Recommendation: In Sec. 2.1, provide the dataset provenance: the solver/model used to generate the data (compressible vs incompressible; any equation of state; forcing; viscosity; etc.), nondimensionalization, and the actual time spacing between snapshots if known. Report relevant regime indicators (Re, Ma) or explicitly state they are unknown. In Sec. 3.2.1, either (i) compare discovered coefficients/terms quantitatively to the known governing equations after consistent rescaling, or (ii) reframe conclusions as learning an effective PDE in arbitrary units and interpret $\nabla\rho$ as an empirical gradient field rather than “pressure” unless justified.
-
Validation is currently too coarse for a turbulence setting: means/standard deviations, RMSE, and slice visuals do not assess scale-dependent dynamics and can miss significant spectral/structural errors (Sec. 2.6, Sec. 3.3). RMSE growth alone is also difficult to interpret without normalization and residual diagnostics.

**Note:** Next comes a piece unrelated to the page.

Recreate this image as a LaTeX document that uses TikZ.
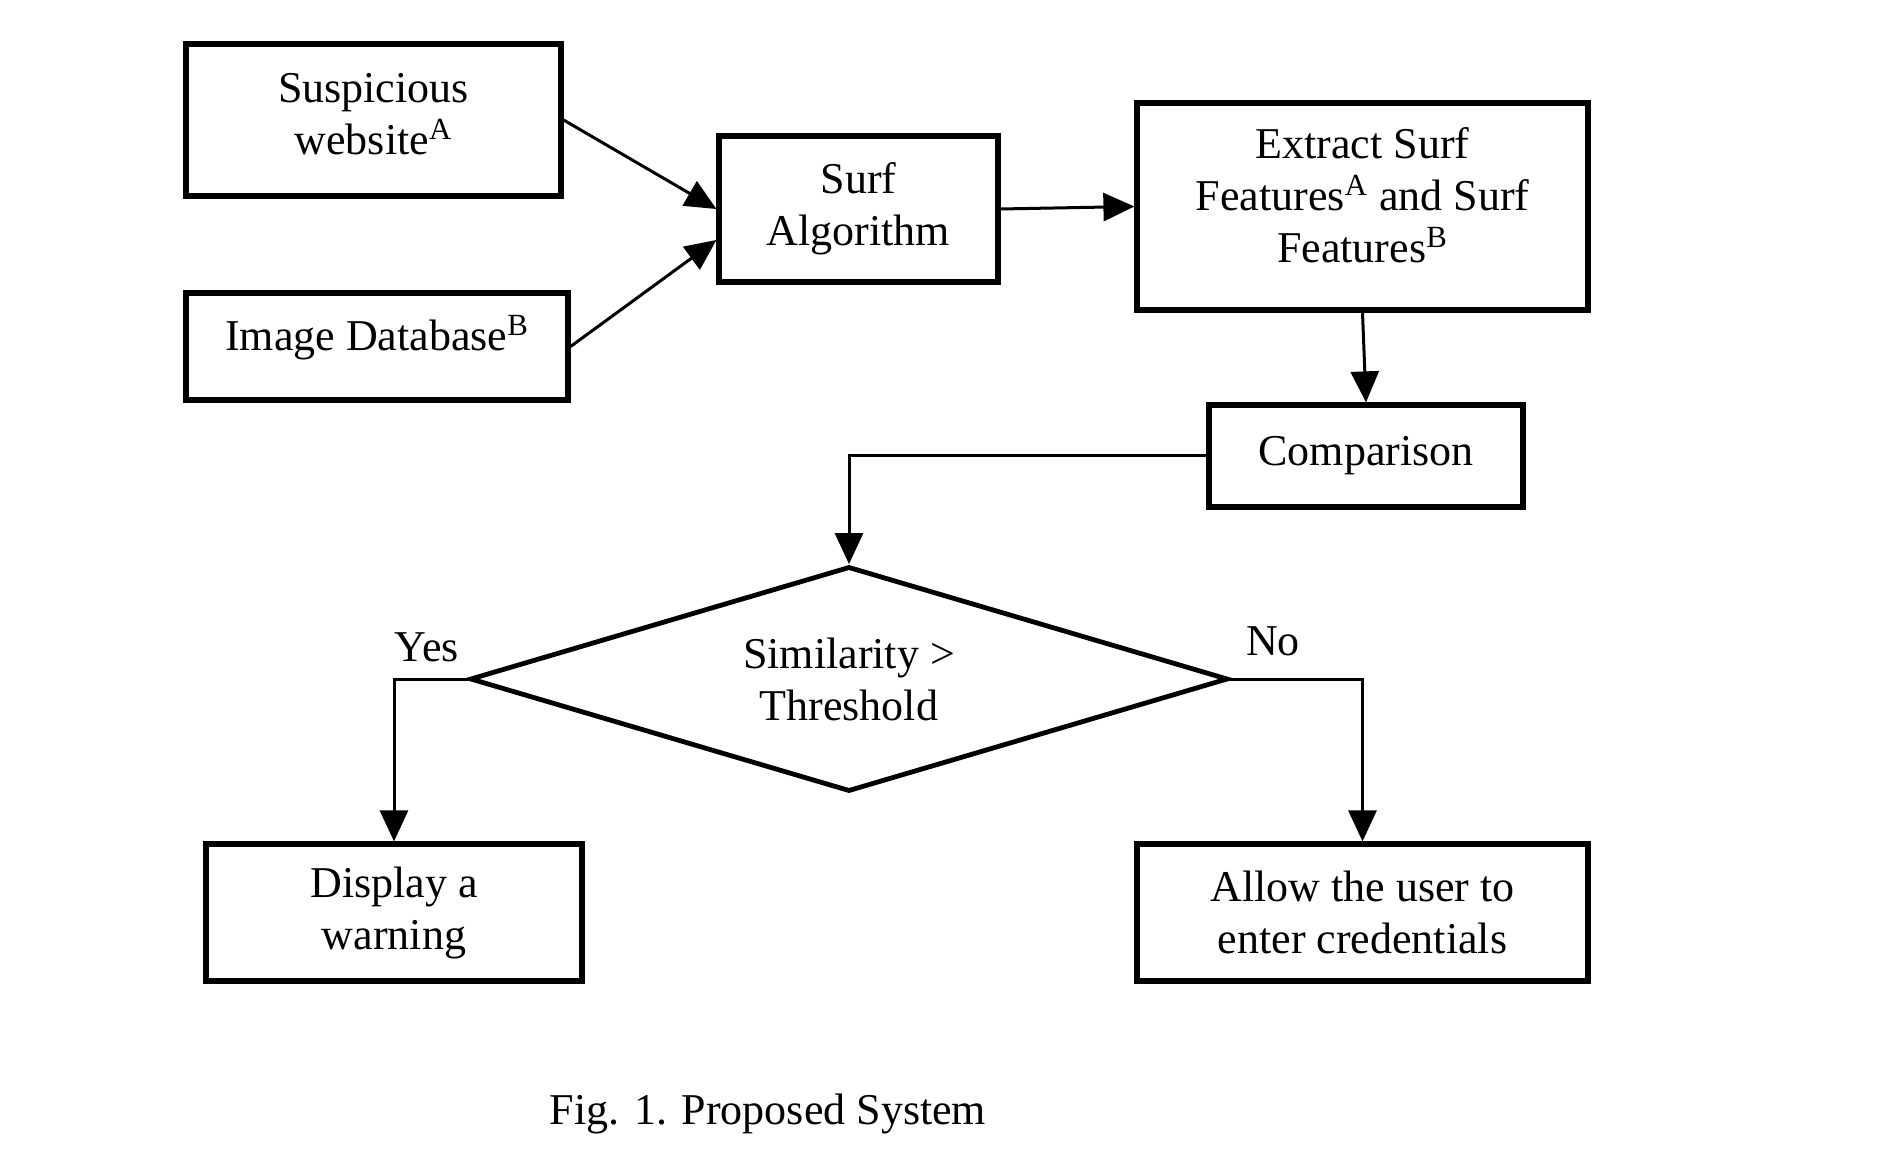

Recommendation: Augment Sec. 2.6 and Sec. 3.3 with turbulence-relevant diagnostics: kinetic energy spectrum $E(k)$ and its evolution; enstrophy or vorticity-magnitude PDFs; divergence statistics $\langle(\nabla\cdot v)^2\rangle$ to quantify compressibility; spatial correlation functions or structure functions; and time series of total kinetic energy. Report residual diagnostics for the regression stage (e.g., spectrum of residual $\partial_t v - \Theta\xi$, correlation of residual with candidate terms). Include at least one baseline comparison (e.g., advection+Laplacian only) to show the marginal value of additional discovered terms.
-
The numerical integration used for validation is under-specified, and it is unclear how numerical artifacts (aliasing, stabilization) and problematic terms (e.g., anti-diffusion in $\rho$) are handled (Sec. 2.5, Sec. 3.3). Reproducibility and credibility of the validation depend on these details.
Recommendation: Expand Sec. 2.5 with an explicit algorithm: periodic boundary conditions; spatial discretization (spectral/pseudospectral vs finite differences); how nonlinear products are computed; whether de-aliasing (e.g., 2/3 rule) or filtering is used; which terms are treated implicitly in Crank–Nicolson vs explicitly in Euler; how mixed derivatives are evaluated; and the simulation time step $\Delta t_{\rm sim}$ with stability/CFL considerations. Explicitly state whether the anti-diffusive $\rho$ Laplacian is included; if included, explain why the simulation remains stable; if excluded, say so. Provide a simple $\Delta t_{\rm sim}$ sensitivity/convergence check on one metric (e.g., energy or spectrum) to rule out time-discretization artifacts.
-
Positioning/novelty relative to established PDE-discovery literature is incomplete, which makes it hard to assess what is new beyond applying a known sparse-regression pipeline to a 3D turbulent dataset (Sec. 1, Sec. 4).
Recommendation: Add a related-work subsection (e.g., Sec. 1.1) explicitly citing and contrasting with PDE-FIND/SINDy-style sparse regression, weak-form PDE discovery, and neural/hybrid approaches. Clarify what the paper contributes beyond prior work (e.g., specific 3D turbulence data regime, spectral derivative choices, simulation-based validation, analysis of near-constant field failure), and temper novelty claims where the method largely follows established frameworks.